I love the old service for many reasons: for the beauty of its language, for the sense of connection to Anglicans throughout time and space, for the devotional traditions that the very stability of its language has allowed to flourish, for the way that the hieratic language instills a sense of awe before God as mysterium tremendens. But – somewhat to my surprise – what I have found that I am struck most deeply by, and love the most, about the old Holy Communion rite is its focus on comfort, the way it reassures us of God’s love and mercy in order that it might strengthen our faith.
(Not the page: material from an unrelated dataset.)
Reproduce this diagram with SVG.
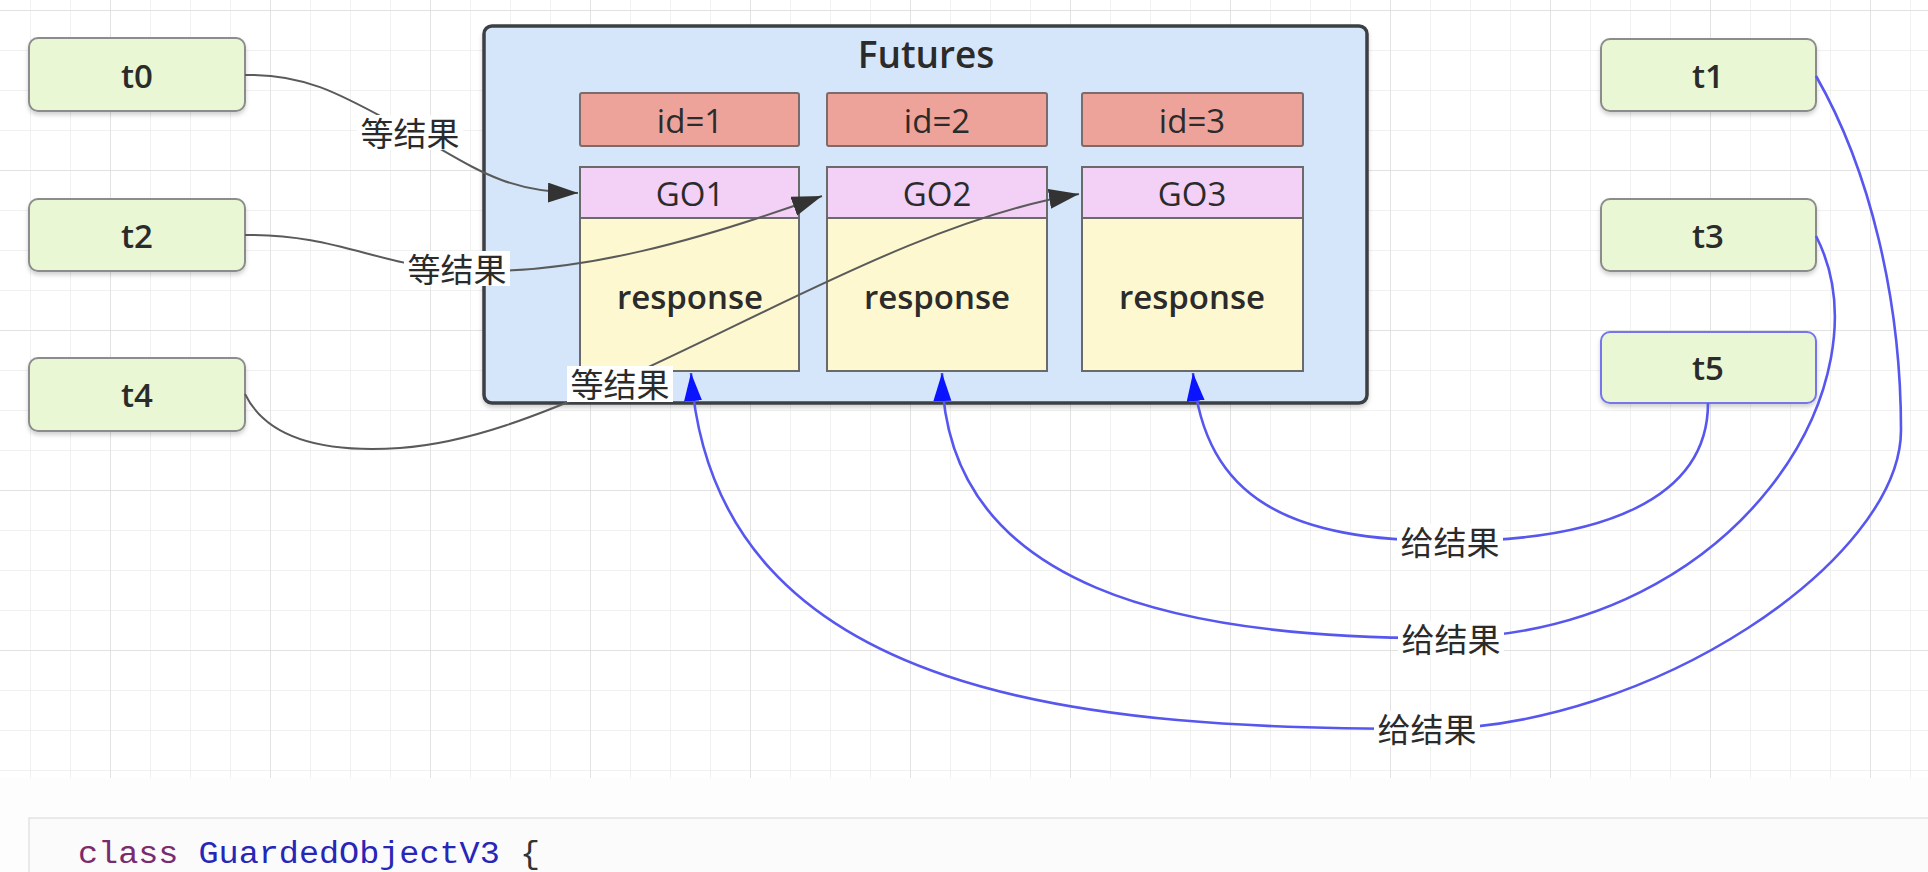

When I come to worship, sick and needing a healer, weary and needing encouragement, sinful and needing forgiveness, dead and needing resurrection, I find a service chock-full of comfortable words, a service whose word and movements seem all perfectly designed to convey to me the good news that God is for me in my gracious saviour, Jesus Christ, and that God assures me by his Word and by his sacraments that my sins are forgiven and I am his. Thanks be to God!